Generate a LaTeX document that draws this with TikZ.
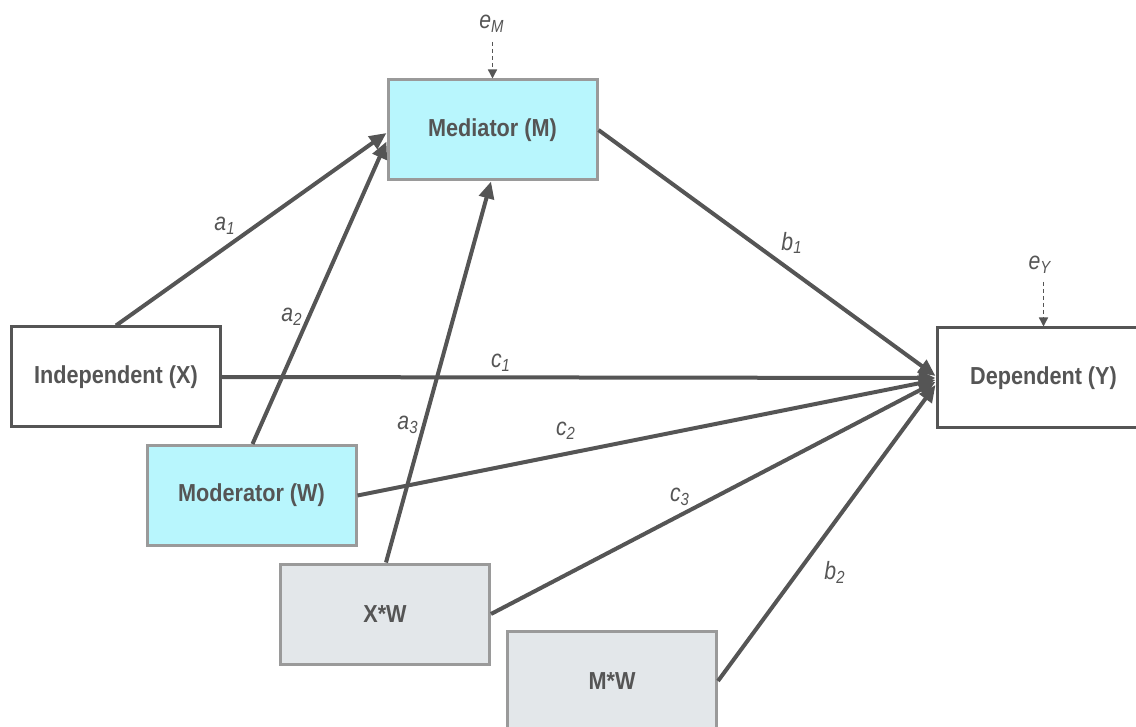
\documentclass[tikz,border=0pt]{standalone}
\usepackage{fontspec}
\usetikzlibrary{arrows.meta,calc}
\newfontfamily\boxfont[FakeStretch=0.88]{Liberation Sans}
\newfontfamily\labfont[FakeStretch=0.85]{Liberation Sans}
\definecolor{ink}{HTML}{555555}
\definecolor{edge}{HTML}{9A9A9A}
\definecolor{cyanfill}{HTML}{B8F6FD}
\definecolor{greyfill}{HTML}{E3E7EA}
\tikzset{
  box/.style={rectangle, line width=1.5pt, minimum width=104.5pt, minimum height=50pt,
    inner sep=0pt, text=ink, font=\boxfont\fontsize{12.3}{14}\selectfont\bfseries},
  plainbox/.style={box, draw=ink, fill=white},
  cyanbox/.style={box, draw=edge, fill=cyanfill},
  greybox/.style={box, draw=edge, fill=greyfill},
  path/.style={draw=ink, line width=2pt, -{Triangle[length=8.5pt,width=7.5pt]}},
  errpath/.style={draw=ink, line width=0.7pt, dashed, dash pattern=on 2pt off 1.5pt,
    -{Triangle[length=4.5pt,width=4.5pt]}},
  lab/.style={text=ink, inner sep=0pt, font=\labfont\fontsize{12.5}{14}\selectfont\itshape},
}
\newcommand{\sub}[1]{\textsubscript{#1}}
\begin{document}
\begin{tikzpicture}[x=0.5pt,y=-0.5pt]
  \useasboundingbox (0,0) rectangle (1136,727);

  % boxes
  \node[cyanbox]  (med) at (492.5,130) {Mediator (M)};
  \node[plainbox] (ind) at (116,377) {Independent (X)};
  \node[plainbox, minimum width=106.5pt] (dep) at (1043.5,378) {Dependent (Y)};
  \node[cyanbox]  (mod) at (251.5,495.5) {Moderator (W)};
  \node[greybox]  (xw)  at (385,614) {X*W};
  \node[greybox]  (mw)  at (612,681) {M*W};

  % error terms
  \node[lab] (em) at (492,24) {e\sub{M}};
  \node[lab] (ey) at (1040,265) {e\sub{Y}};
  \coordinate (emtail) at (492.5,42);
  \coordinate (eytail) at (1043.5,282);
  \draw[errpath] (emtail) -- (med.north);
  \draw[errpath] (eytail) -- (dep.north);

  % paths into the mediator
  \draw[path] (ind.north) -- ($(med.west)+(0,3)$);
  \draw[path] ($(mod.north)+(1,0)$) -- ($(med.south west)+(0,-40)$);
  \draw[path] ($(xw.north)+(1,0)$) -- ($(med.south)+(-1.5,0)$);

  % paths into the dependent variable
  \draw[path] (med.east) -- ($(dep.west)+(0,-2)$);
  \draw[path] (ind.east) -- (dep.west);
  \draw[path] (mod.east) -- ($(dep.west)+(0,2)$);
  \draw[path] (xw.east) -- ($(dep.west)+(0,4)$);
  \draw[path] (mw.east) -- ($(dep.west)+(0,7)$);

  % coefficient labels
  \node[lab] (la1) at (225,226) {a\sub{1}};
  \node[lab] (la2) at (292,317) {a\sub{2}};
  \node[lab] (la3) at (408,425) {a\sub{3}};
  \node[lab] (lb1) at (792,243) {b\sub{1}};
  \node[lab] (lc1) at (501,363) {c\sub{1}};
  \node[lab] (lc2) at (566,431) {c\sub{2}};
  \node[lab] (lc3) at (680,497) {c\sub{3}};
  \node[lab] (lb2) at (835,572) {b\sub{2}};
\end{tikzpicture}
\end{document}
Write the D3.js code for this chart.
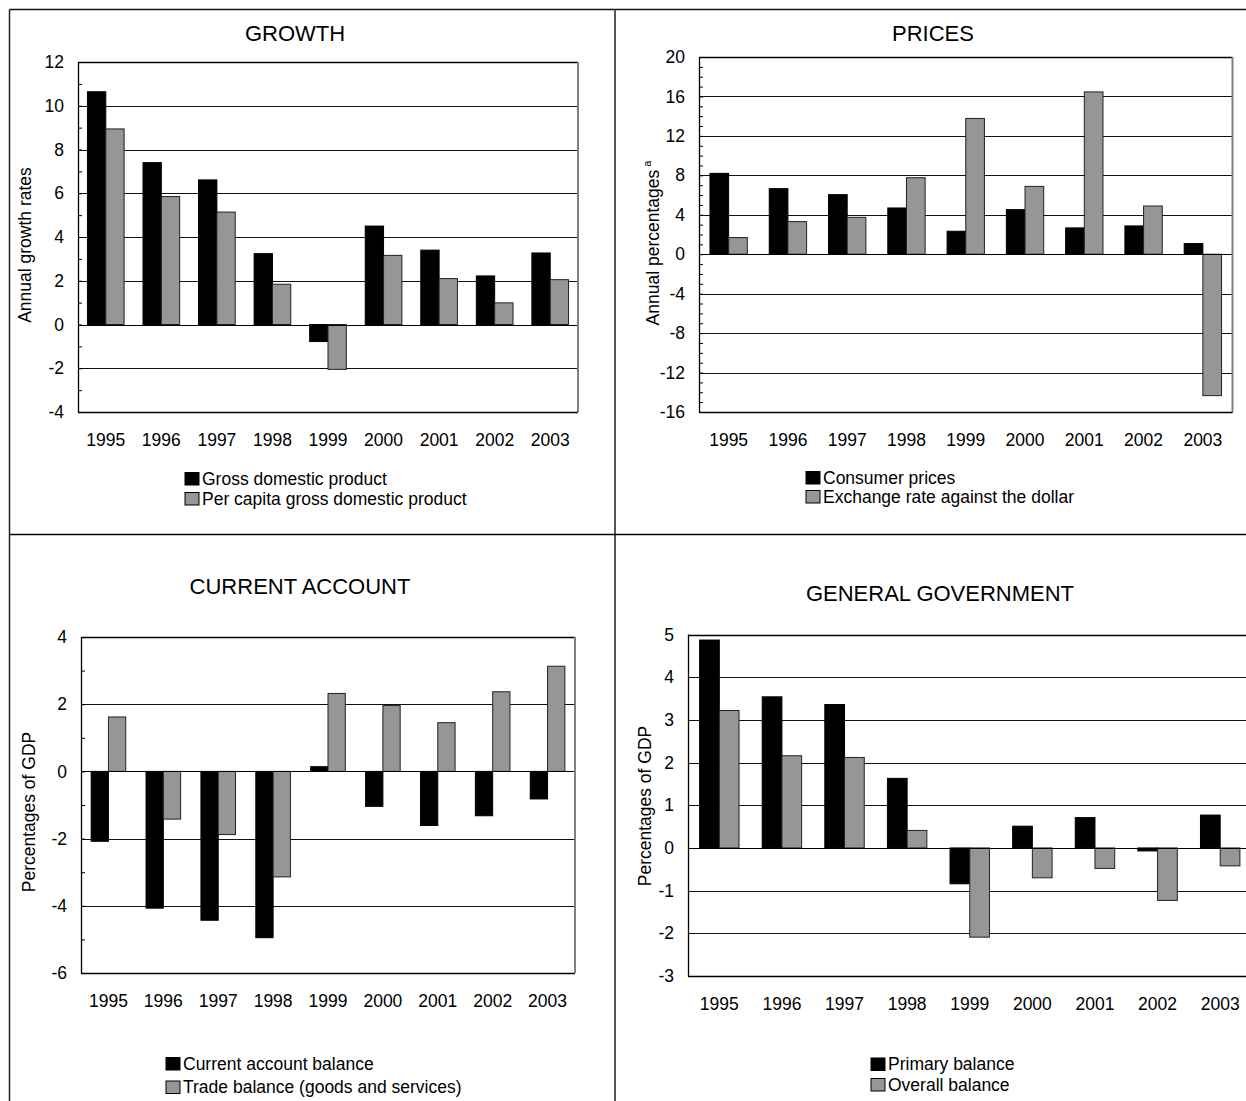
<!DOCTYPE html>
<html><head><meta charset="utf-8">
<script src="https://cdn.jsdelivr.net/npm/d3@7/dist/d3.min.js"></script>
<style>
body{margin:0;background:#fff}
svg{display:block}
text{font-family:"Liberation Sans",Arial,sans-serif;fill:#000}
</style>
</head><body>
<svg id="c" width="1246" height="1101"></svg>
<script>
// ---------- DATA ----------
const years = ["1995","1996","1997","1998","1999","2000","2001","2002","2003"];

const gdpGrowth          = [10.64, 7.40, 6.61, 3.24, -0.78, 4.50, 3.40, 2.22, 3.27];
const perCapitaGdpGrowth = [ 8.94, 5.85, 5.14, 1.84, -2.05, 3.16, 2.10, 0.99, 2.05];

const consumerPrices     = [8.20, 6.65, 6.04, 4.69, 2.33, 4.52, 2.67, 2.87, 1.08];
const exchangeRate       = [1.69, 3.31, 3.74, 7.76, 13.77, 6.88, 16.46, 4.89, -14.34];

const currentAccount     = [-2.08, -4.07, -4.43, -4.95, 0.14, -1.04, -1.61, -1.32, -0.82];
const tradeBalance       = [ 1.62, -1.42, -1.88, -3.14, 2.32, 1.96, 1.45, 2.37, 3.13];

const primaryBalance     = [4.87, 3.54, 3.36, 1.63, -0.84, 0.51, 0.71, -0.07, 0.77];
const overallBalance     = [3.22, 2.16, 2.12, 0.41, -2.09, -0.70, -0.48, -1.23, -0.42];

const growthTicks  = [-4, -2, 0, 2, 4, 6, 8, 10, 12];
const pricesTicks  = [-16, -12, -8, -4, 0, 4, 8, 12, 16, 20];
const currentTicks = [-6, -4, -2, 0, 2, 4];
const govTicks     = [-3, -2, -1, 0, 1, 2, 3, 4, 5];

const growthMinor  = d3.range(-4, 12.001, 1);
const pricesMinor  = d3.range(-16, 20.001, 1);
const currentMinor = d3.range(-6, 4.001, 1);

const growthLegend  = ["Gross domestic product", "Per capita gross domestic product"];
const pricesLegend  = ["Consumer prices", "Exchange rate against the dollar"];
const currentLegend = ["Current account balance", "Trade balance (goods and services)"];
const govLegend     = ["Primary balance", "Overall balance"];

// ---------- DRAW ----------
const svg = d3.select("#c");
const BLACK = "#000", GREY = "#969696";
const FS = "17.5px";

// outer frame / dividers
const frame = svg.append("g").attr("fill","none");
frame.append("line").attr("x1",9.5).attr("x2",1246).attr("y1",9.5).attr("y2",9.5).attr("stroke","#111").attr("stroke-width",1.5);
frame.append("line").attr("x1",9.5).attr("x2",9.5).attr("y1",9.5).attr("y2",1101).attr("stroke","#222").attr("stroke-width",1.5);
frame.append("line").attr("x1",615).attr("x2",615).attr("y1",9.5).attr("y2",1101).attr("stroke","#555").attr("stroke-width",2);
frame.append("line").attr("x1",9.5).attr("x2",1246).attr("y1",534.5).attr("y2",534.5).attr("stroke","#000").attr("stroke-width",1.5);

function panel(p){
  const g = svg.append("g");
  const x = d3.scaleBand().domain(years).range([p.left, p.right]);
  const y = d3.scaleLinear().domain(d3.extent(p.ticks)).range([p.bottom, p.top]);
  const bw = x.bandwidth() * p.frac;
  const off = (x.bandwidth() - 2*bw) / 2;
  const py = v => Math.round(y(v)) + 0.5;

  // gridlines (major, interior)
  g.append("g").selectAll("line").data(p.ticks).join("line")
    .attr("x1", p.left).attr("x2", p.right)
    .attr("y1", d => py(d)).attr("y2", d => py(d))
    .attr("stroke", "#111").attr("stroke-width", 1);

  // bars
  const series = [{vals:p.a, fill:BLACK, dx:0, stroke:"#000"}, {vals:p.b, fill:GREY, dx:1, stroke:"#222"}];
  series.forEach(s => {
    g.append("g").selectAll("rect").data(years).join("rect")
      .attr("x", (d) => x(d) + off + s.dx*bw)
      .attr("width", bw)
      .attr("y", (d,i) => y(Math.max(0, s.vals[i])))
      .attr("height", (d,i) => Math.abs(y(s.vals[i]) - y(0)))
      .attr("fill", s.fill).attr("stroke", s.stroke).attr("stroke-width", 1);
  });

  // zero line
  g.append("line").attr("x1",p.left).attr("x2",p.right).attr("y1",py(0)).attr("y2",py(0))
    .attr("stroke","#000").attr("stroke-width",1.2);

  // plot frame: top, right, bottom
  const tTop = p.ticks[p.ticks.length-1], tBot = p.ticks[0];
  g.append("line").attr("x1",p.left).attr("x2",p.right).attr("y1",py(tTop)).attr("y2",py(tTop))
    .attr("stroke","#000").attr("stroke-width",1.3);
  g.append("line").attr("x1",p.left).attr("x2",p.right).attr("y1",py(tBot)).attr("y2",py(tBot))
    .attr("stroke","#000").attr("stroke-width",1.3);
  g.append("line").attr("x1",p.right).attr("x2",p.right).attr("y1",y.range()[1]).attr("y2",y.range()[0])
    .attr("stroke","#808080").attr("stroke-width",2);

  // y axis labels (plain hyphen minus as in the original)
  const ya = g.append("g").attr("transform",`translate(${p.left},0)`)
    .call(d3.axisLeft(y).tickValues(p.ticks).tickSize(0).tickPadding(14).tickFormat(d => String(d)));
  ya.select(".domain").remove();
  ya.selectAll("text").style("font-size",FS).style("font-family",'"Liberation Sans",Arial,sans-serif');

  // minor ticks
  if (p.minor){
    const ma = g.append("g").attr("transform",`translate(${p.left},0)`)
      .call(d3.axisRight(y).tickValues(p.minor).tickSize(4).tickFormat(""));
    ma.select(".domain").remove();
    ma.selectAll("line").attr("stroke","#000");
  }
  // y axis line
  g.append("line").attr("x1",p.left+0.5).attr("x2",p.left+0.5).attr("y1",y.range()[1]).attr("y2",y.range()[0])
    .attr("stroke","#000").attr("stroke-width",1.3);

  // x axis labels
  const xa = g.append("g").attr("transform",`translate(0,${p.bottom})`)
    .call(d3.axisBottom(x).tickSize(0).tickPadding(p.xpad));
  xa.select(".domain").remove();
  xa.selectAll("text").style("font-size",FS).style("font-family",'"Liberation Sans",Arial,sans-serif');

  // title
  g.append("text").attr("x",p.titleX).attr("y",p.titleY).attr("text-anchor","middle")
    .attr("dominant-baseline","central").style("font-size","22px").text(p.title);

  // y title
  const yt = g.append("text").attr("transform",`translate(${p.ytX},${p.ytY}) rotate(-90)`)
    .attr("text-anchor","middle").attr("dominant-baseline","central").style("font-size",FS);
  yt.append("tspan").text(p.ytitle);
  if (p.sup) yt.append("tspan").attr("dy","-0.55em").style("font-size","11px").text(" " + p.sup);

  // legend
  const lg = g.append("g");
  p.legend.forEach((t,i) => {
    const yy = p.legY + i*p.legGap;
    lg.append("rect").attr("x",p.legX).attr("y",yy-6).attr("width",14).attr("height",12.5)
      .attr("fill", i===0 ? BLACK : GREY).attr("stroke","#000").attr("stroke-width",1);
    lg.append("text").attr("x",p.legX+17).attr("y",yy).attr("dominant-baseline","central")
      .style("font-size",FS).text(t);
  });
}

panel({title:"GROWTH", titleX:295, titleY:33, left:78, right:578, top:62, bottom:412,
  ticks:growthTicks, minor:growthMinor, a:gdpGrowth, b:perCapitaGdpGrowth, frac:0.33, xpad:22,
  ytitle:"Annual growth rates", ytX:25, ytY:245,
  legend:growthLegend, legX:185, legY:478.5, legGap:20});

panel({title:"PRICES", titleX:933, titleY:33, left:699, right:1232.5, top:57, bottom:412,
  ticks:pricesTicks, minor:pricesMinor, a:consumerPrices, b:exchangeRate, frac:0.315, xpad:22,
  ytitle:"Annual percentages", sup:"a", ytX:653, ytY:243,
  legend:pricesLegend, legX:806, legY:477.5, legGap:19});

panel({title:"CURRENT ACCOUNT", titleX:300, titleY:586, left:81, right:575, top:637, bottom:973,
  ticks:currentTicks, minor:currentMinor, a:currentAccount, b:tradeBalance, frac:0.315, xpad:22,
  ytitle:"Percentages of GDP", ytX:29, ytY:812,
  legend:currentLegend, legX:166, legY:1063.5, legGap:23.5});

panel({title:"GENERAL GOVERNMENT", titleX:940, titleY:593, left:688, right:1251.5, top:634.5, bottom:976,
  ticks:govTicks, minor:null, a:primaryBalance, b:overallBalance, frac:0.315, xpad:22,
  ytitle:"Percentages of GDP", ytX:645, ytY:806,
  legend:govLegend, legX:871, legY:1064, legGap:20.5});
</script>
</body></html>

○ ○ ○ ○ ○ ○ ○

## What the task requires
Reproduce exactly the lines above starting at the line containing "Write the D3.js code for this chart." and ending at the line containing "const currentMinor = d3.range(-6, 4.001, 1);", including both, but not the pictures.

## Exercise solution
Write the D3.js code for this chart.
<!DOCTYPE html>
<html><head><meta charset="utf-8">
<script src="https://cdn.jsdelivr.net/npm/d3@7/dist/d3.min.js"></script>
<style>
body{margin:0;background:#fff}
svg{display:block}
text{font-family:"Liberation Sans",Arial,sans-serif;fill:#000}
</style>
</head><body>
<svg id="c" width="1246" height="1101"></svg>
<script>
// ---------- DATA ----------
const years = ["1995","1996","1997","1998","1999","2000","2001","2002","2003"];

const gdpGrowth          = [10.64, 7.40, 6.61, 3.24, -0.78, 4.50, 3.40, 2.22, 3.27];
const perCapitaGdpGrowth = [ 8.94, 5.85, 5.14, 1.84, -2.05, 3.16, 2.10, 0.99, 2.05];

const consumerPrices     = [8.20, 6.65, 6.04, 4.69, 2.33, 4.52, 2.67, 2.87, 1.08];
const exchangeRate       = [1.69, 3.31, 3.74, 7.76, 13.77, 6.88, 16.46, 4.89, -14.34];

const currentAccount     = [-2.08, -4.07, -4.43, -4.95, 0.14, -1.04, -1.61, -1.32, -0.82];
const tradeBalance       = [ 1.62, -1.42, -1.88, -3.14, 2.32, 1.96, 1.45, 2.37, 3.13];

const primaryBalance     = [4.87, 3.54, 3.36, 1.63, -0.84, 0.51, 0.71, -0.07, 0.77];
const overallBalance     = [3.22, 2.16, 2.12, 0.41, -2.09, -0.70, -0.48, -1.23, -0.42];

const growthTicks  = [-4, -2, 0, 2, 4, 6, 8, 10, 12];
const pricesTicks  = [-16, -12, -8, -4, 0, 4, 8, 12, 16, 20];
const currentTicks = [-6, -4, -2, 0, 2, 4];
const govTicks     = [-3, -2, -1, 0, 1, 2, 3, 4, 5];

const growthMinor  = d3.range(-4, 12.001, 1);
const pricesMinor  = d3.range(-16, 20.001, 1);
const currentMinor = d3.range(-6, 4.001, 1);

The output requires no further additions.